I must admit that I was not expecting to like Supporting Characters all that much. Hovering perhaps just a foot or two this side of the Mumblecore demarcation line - even starring Mumblecore stalwart Alex Karpovsky - Daniel Schechter's bromance-cum-old school conversational comedy, a la Woody Allen and/or Albert Brooks, perhaps even Paul Mazursky, caught this critic way off guard. Granted, it may not be the greatest film since that proverbial sliced bread, but what it is, is a smartly written, wryly acted comedy, that pulls no punches and plays out as a witty and articulate indie film - something not often seen in this day and age of creatures such as the offensively over-rated Bridesmaids and the just plain offensiveness of things like Jack and Jill and whatever other dick-joke-and-fart-filled Adam Sandler thing that came out recently. Something not often seen indeed.
Starring the aforementioned Mr. Karpovsky and Tarik Lowe, as a pair of film editors working on what appears to be a low budget New York-based film (the budget of this film came in at right around the whoppingly low figure of fifty grand), Supporting Characters is both a quaint look at the film industry, albeit inside the realms of the off-off-off Hollywood kind, but real enough to even be peppered with insider-speak just to make it all the more cinema-geeky for those of us who love such things, and a somewhat biting, but never cliché, take on love and friendships. Shot on digital video, which gives it more a TV feel than a movie feel (yeah, yeah, I know, TV is great these days, and more than able to compete with cinema, but it is still different - for now), the film is purposefully small - in both stature and storytelling - and this is what gives it its offbeat charm.

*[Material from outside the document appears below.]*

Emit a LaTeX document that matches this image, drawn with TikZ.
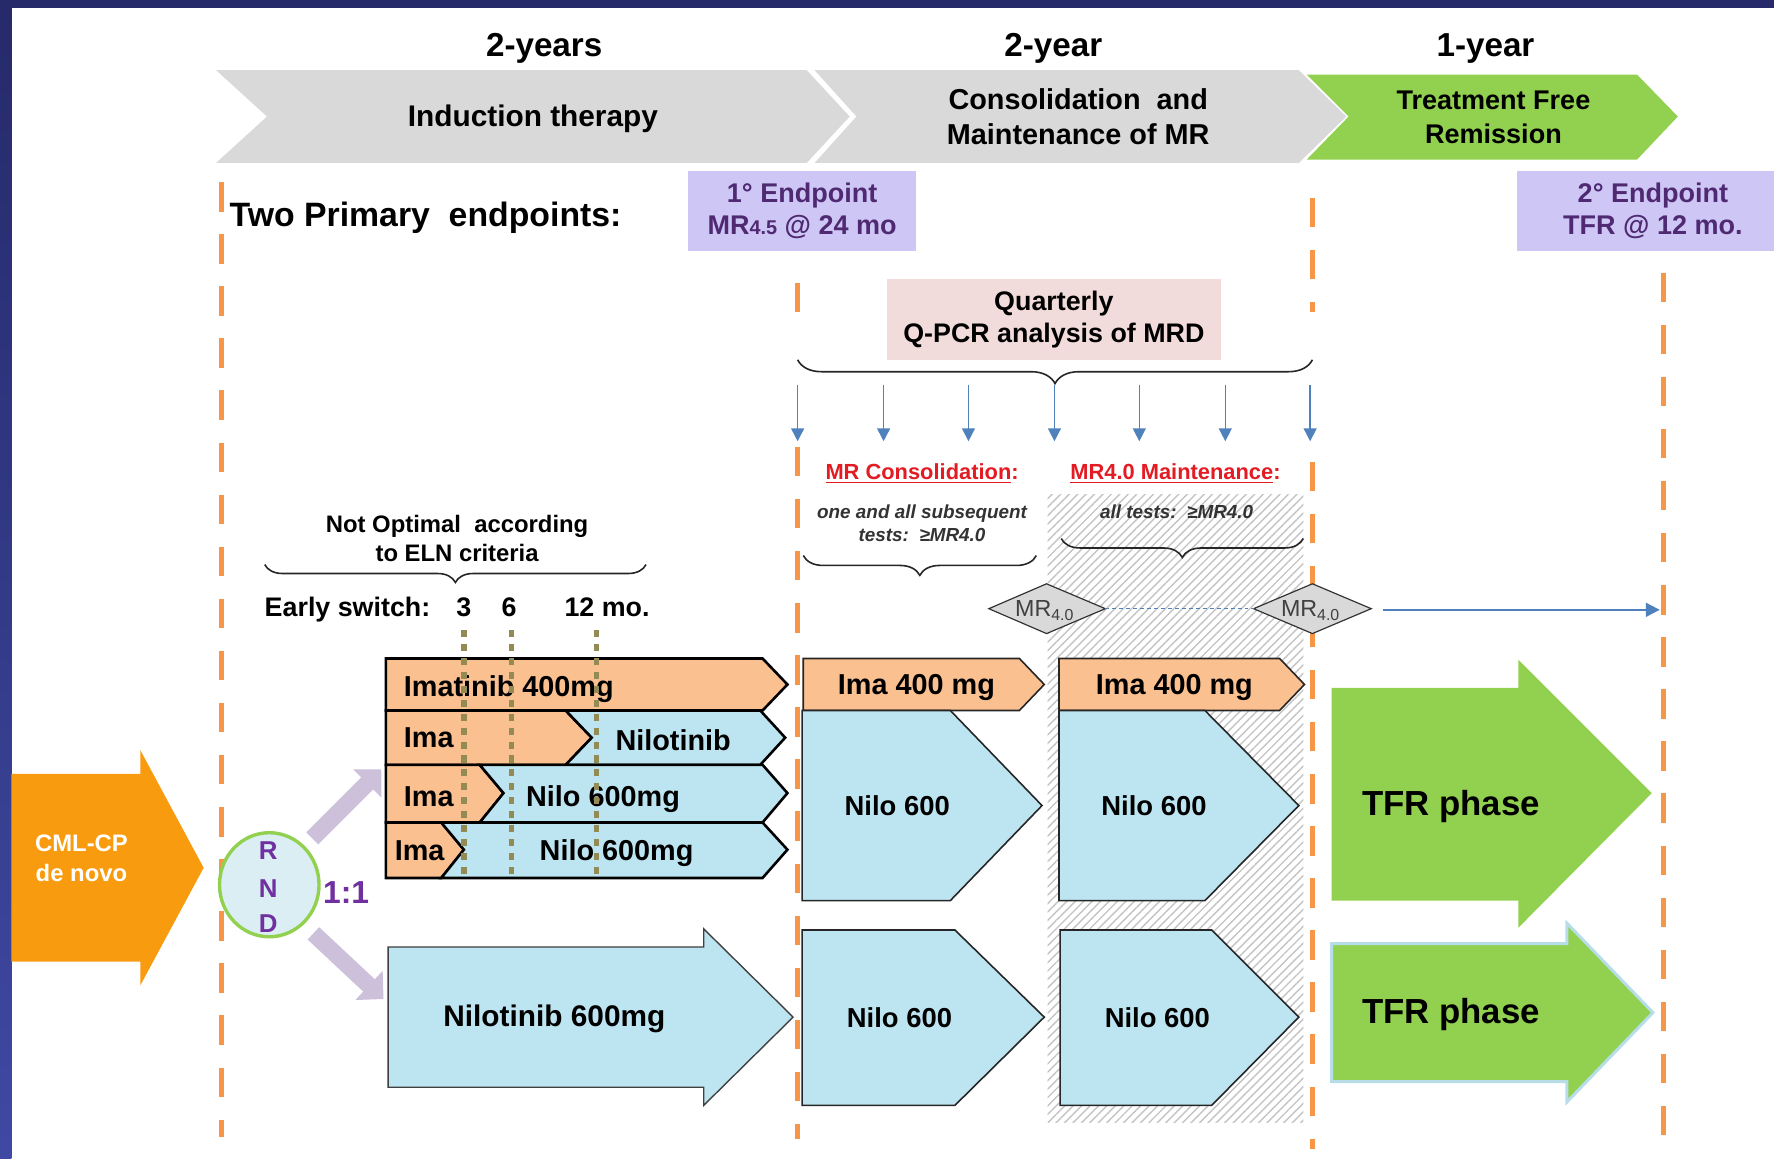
\documentclass[tikz,border=0pt]{standalone}
\usepackage{fontspec}
\setmainfont{Liberation Sans}
\usetikzlibrary{arrows.meta,decorations.pathreplacing,patterns.meta,shapes.geometric}
\definecolor{navy}{HTML}{262A6A}
\definecolor{navyb}{HTML}{3F49A3}
\definecolor{chevgray}{HTML}{D9D9D9}
\definecolor{tfrgreen}{HTML}{92D050}
\definecolor{dashorange}{HTML}{F79646}
\definecolor{barorange}{HTML}{FAC090}
\definecolor{barblue}{HTML}{BDE5F1}
\definecolor{cmlorange}{HTML}{F99B0E}
\definecolor{endlav}{HTML}{CEC7F6}
\definecolor{endtext}{HTML}{4F2A72}
\definecolor{qpink}{HTML}{F2DCDB}
\definecolor{arrowblue}{HTML}{4F81BD}
\definecolor{switcholive}{HTML}{948A54}
\definecolor{headred}{HTML}{E31B23}
\definecolor{rndfill}{HTML}{DAEEF3}
\definecolor{rndpurple}{HTML}{7030A0}
\definecolor{lavarrow}{HTML}{CCC0DA}
\definecolor{diagray}{HTML}{D9D9D9}
\definecolor{hatchgray}{HTML}{C4C4C4}
\definecolor{lightedge}{HTML}{B7DEE8}
\definecolor{notegray}{HTML}{333333}
\definecolor{mrgray}{HTML}{404040}
\begin{document}
\begin{tikzpicture}[x=0.02cm,y=-0.02cm,
  every node/.style={inner sep=0pt,outer sep=0pt},
  odash/.style={draw=dashorange,line width=2.5pt,dash pattern=on 14.8pt off 11.4pt},
  sw/.style={draw=switcholive,line width=2.7pt,dash pattern=on 3.6pt off 3.4pt},
  bar/.style={draw=black,line width=1.3pt,line join=miter},
  blk/.style={draw=black!85,line width=0.8pt,line join=miter},
  qarrow/.style={draw=arrowblue,line width=0.8pt,-{Triangle[length=6.5pt,width=6.5pt]}},
  lavarr/.style={draw=lavarrow,line width=8.5pt,-{Triangle[length=10pt,width=19.5pt]}},
  brc/.style={draw=black!85,line width=0.8pt,decorate},
  diam/.style={draw=black!80,fill=diagray,line width=0.6pt},
  yr/.style={font=\fontsize{16.7}{20}\selectfont\bfseries},
  bartext/.style={font=\fontsize{14.5}{17}\selectfont\bfseries},
  nilotext/.style={font=\fontsize{13.8}{16}\selectfont\bfseries},
  tfrtext/.style={font=\fontsize{17.5}{20}\selectfont\bfseries},
  redhead/.style={font=\fontsize{11}{13}\selectfont\bfseries,text=headred},
  note/.style={font=\fontsize{9.5}{12}\selectfont\bfseries\itshape,text=notegray,align=center},
  mrtxt/.style={font=\fontsize{11.7}{14}\selectfont,text=mrgray},
  endtxt/.style={font=\fontsize{13.6}{16}\selectfont\bfseries,text=endtext,align=center},
  rndl/.style={font=\fontsize{13}{15}\selectfont\bfseries,text=rndpurple},
]
\useasboundingbox (0,0) rectangle (1568,1024);
% frame
\fill[white] (0,0) rectangle (1568,1024);
\fill[navy] (0,0) rectangle (1568,7);
\shade[top color=navy,bottom color=navyb] (0,0) rectangle (10,1024);

% phase chevrons
\fill[chevgray] (191,62) -- (713,62) -- (751,103) -- (713,144) -- (191,144) -- (236,103) -- cycle;
\fill[chevgray] (720,62) -- (1148,62) -- (1190,103) -- (1148,144) -- (720,144) -- (757,103) -- cycle;
\fill[tfrgreen] (1155,66) -- (1447,66) -- (1483,103) -- (1447,141) -- (1155,141) -- (1192,103) -- cycle;
\node[yr,anchor=base] (y1) at (481,49.5) {2-years};
\node[yr,anchor=base] (y2) at (931,49.5) {2-year};
\node[yr,anchor=base] (y3) at (1313,49.5) {1-year};
\node[font=\fontsize{15}{18}\selectfont\bfseries,anchor=base] (ind) at (471,112) {Induction therapy};
\node[font=\fontsize{14.5}{17.6}\selectfont\bfseries,align=center] (cons) at (953,103.5) {Consolidation\ \ and\\Maintenance of MR};
\node[font=\fontsize{13.6}{17}\selectfont\bfseries,align=center] (tfrh) at (1320,104) {Treatment Free\\Remission};

% endpoints
\node[font=\fontsize{17}{20}\selectfont\bfseries,anchor=base west] (two) at (203,200) {Two Primary\ \ endpoints:};
\node[endtxt,fill=endlav,minimum width=4.04cm,minimum height=1.42cm] (ep1) at (709,186.5) {1° Endpoint\\MR{\fontsize{10}{10}\selectfont 4.5} @ 24 mo};
\fill[endlav] (1341,151) rectangle (1568,222);
\node[endtxt] (ep2) at (1461,186.5) {2° Endpoint\\TFR @ 12 mo.};

% orange dashed phase lines
\draw[odash] (196,161) -- (196,1005);
\draw[odash] (705,250) -- (705,277);
\draw[odash] (705,395) -- (705,1007);
\draw[odash] (1160,175) -- (1160,276);
\draw[odash] (1160,408) -- (1160,1016);
\draw[odash] (1470,241) -- (1470,1005);

% hatched maintenance region
\fill[pattern={Lines[angle=45,distance=3pt,line width=0.7pt]},pattern color=hatchgray] (926,437) rectangle (1152,992);

% quarterly box
\node[font=\fontsize{13.5}{16}\selectfont\bfseries,align=center,fill=qpink,minimum width=5.9cm,minimum height=1.42cm] (qbox) at (931.5,282.5) {Quarterly\\Q-PCR analysis of MRD};
\draw[brc,decoration={brace,amplitude=12pt}] (1160,318) -- (705,318);
\foreach \x [count=\i] in {705,781,856,932,1007,1083,1158} {
  \coordinate (qa\i) at (\x,340);
  \coordinate (qb\i) at (\x,390);
  \draw[qarrow] (qa\i) -- (qb\i);
}

% consolidation / maintenance headings
\node[redhead,anchor=base] (mrc) at (815,424) {\underline{MR Consolidation}:};
\node[redhead,anchor=base] (mrm) at (1039,424) {\underline{MR4.0 Maintenance}:};
\node[note] (n1) at (815,462.5) {one and all subsequent\\tests:\ \ ≥MR4.0};
\node[note,anchor=base] (n2) at (1040,458) {all tests:\ \ ≥MR4.0};
\draw[brc,decoration={brace,amplitude=10pt}] (916,491) -- (710,491);
\draw[brc,decoration={brace,amplitude=9.5pt}] (1152,476) -- (938,476);

% MR4.0 diamonds
\coordinate (d1w) at (874,538); \coordinate (d1n) at (925,516);
\coordinate (d1e) at (977,538); \coordinate (d1s) at (925,560);
\coordinate (d2w) at (1108,538); \coordinate (d2n) at (1160,516);
\coordinate (d2e) at (1212,538); \coordinate (d2s) at (1160,560);
\draw[diam] (d1w) -- (d1n) -- (d1e) -- (d1s) -- cycle;
\draw[diam] (d2w) -- (d2n) -- (d2e) -- (d2s) -- cycle;
\node[mrtxt,anchor=base] (d1t) at (923,545) {MR{\fontsize{8}{8}\selectfont\raisebox{-0.45ex}{4.0}}};
\node[mrtxt,anchor=base] (d2t) at (1158,545) {MR{\fontsize{8}{8}\selectfont\raisebox{-0.45ex}{4.0}}};
\draw[draw=arrowblue,line width=0.6pt,dash pattern=on 2pt off 1.5pt] (d1e) -- (d2w);
\coordinate (tfrgo) at (1222,539);
\coordinate (tfrend) at (1467,539);
\draw[draw=arrowblue,line width=0.9pt,-{Triangle[length=7pt,width=7pt]}] (tfrgo) -- (tfrend);

% ELN criteria
\node[font=\fontsize{12}{14.8}\selectfont\bfseries,align=center] (eln) at (404,476) {Not Optimal\ \ according\\to ELN criteria};
\draw[brc,decoration={brace,amplitude=9pt}] (571,499) -- (234,499);
\node[font=\fontsize{13.5}{16}\selectfont\bfseries,anchor=base west] (es) at (234,544.5) {Early switch:};
\node[font=\fontsize{13.5}{16}\selectfont\bfseries,anchor=base] (m3) at (410,544.5) {3};
\node[font=\fontsize{13.5}{16}\selectfont\bfseries,anchor=base] (m6) at (450,544.5) {6};
\node[font=\fontsize{13.5}{16}\selectfont\bfseries,anchor=base west] (m12) at (499,544.5) {12 mo.};

% CML-CP arrow
\fill[cmlorange] (10,684) -- (124,684) -- (124,663) -- (180,767) -- (124,871) -- (124,850) -- (10,850) -- cycle;
\node[font=\fontsize{12}{15.4}\selectfont\bfseries,text=white,align=center] (cml) at (72,758.5) {CML-CP\\de novo};

% randomisation
\node[ellipse,draw=tfrgreen,line width=1.7pt,fill=rndfill,minimum width=1.76cm,minimum height=1.84cm] (rnd) at (238,782) {};
\node[rndl,anchor=base] (rR) at (237,760) {R};
\node[rndl,anchor=base] (rN) at (237,793) {N};
\node[rndl,anchor=base] (rD) at (237,824) {D};
\node[font=\fontsize{16}{18}\selectfont\bfseries,text=rndpurple,anchor=base] (ratio) at (306,799) {1:1};
\coordinate (ua0) at (276,741); \coordinate (ua1) at (337,680);
\coordinate (la0) at (277,825); \coordinate (la1) at (339,883);
\draw[lavarr] (ua0) -- (ua1);
\draw[lavarr] (la0) -- (la1);

% arm A bars
\filldraw[bar,fill=barorange] (341,582) -- (674,582) -- (696,605) -- (674,628) -- (341,628) -- cycle;
\filldraw[bar,fill=barorange] (341,628) -- (500,628) -- (523,652) -- (500,676) -- (341,676) -- cycle;
\filldraw[bar,fill=barblue] (500,628) -- (672,628) -- (694,652) -- (672,676) -- (500,676) -- (523,652) -- cycle;
\filldraw[bar,fill=barorange] (341,676) -- (424,676) -- (445,701) -- (424,727) -- (341,727) -- cycle;
\filldraw[bar,fill=barblue] (424,676) -- (674,676) -- (696,701) -- (674,727) -- (424,727) -- (445,701) -- cycle;
\filldraw[bar,fill=barorange] (341,727) -- (390,727) -- (410,751) -- (390,776) -- (341,776) -- cycle;
\filldraw[bar,fill=barblue] (390,727) -- (674,727) -- (696,751) -- (674,776) -- (390,776) -- (410,751) -- cycle;
\node[bartext,anchor=base west] (imat) at (357,616) {Imatinib\ 400mg};
\node[bartext,anchor=base west] (ima2) at (357,661) {Ima};
\node[bartext,anchor=base] (nilo2) at (595,663) {Nilotinib};
\node[bartext,anchor=base west] (ima3) at (357,713) {Ima};
\node[bartext,anchor=base] (nilo3) at (533,713) {Nilo 600mg};
\node[bartext,anchor=base west] (ima4) at (349,761) {Ima};
\node[bartext,anchor=base] (nilo4) at (545,761) {Nilo 600mg};
\coordinate (s3a) at (410,557); \coordinate (s3b) at (410,776);
\coordinate (s6a) at (452,557); \coordinate (s6b) at (452,776);
\coordinate (s12a) at (527,557); \coordinate (s12b) at (527,776);
\draw[sw] (s3a) -- (s3b);
\draw[sw] (s6a) -- (s6b);
\draw[sw] (s12a) -- (s12b);

% arm B
\filldraw[draw=mrgray,line width=0.7pt,fill=barblue,line join=miter] (343,837) -- (622,837) -- (622,821) -- (701,899) -- (622,977) -- (622,961) -- (343,961) -- cycle;
\node[font=\fontsize{15}{18}\selectfont\bfseries,anchor=base] (armb) at (490,907.5) {Nilotinib\ 600mg};

% consolidation column
\filldraw[blk,fill=barorange] (710,582) -- (901,582) -- (923,605) -- (901,628) -- (710,628) -- cycle;
\filldraw[blk,fill=barblue] (709,628) -- (840,628) -- (921,712) -- (840,796) -- (709,796) -- cycle;
\filldraw[blk,fill=barblue] (709,822) -- (844,822) -- (923,899) -- (844,977) -- (709,977) -- cycle;
% maintenance column
\filldraw[blk,fill=barorange] (936,582) -- (1131,582) -- (1153,605) -- (1131,628) -- (936,628) -- cycle;
\filldraw[blk,fill=barblue] (936,628) -- (1065,628) -- (1148,712) -- (1065,796) -- (936,796) -- cycle;
\filldraw[blk,fill=barblue] (937,822) -- (1071,822) -- (1148,899) -- (1071,977) -- (937,977) -- cycle;
\node[bartext,anchor=base] (c1ima) at (810,613.5) {Ima 400 mg};
\node[bartext,anchor=base] (c2ima) at (1038,613.5) {Ima 400 mg};
\node[nilotext,anchor=base] (c1n1) at (793,721) {Nilo 600};
\node[nilotext,anchor=base] (c2n1) at (1020,721) {Nilo 600};
\node[nilotext,anchor=base] (c1n2) at (795,908) {Nilo 600};
\node[nilotext,anchor=base] (c2n2) at (1023,908) {Nilo 600};

% TFR arrows
\fill[tfrgreen] (1177,608) -- (1342,608) -- (1342,583) -- (1460,701) -- (1342,820) -- (1342,796) -- (1177,796) -- cycle;
\filldraw[fill=tfrgreen,draw=lightedge,line width=1.5pt] (1177,834) -- (1385,834) -- (1385,816) -- (1461,895) -- (1385,974) -- (1385,956) -- (1177,956) -- cycle;
\node[tfrtext,anchor=base west] (tfr1) at (1204,721) {TFR phase};
\node[tfrtext,anchor=base west] (tfr2) at (1204,905) {TFR phase};
\end{tikzpicture}
\end{document}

A big budget version, with maybe Vince Vaughn and Ben Stiller, would of course, never work, but as a small film like this, it is pulled off with a realistic, humanity that would be lacking in most (but not all, mind you) Hollywood vehicles.
Now don't get me wrong, I love the artificiality of cinema more than most people, and the fantastical dialogue in the films of directors such as Tarantino or De Palma or Martin Scorsese - all more cinematic pretension and art-for-art's sake beauty than how anyone really talks - but reality-for reality's-sake can be a refreshing turn of events at times, and the conversations in this film, between Karpovsky and Lowe, come off as real conversations, as if these two men are really truly friends and are actually having real conversations about real life, sometimes in a realistic passive-aggressive manner, that Schechter's camera just happens to catch on tape...er, on digital video. Never trying to go into realms the writer/director (and the screenplay is co-written with second lead, Lowe) may not know, or that may be over his artistic head - i.e. the aforementioned artificiality of Tarantino, De Palma and Scorsese - Supporting Characters comes off as a quirky, but not quirky in that annoying Little Miss Sunshine-y way, little indie film about two friends and the trials and tribulations of working in, and working around the foibles and egos of actors and directors and such, the film industry. Now, with word, true or not, that Schechter is at work on Quentin Tarantino's supposed Jackie Brown prequel (at work as what, I am not sure, unless he is helming the project and QT is merely a producer), we may just get to see what he can do with something unlike he has ever worked on before.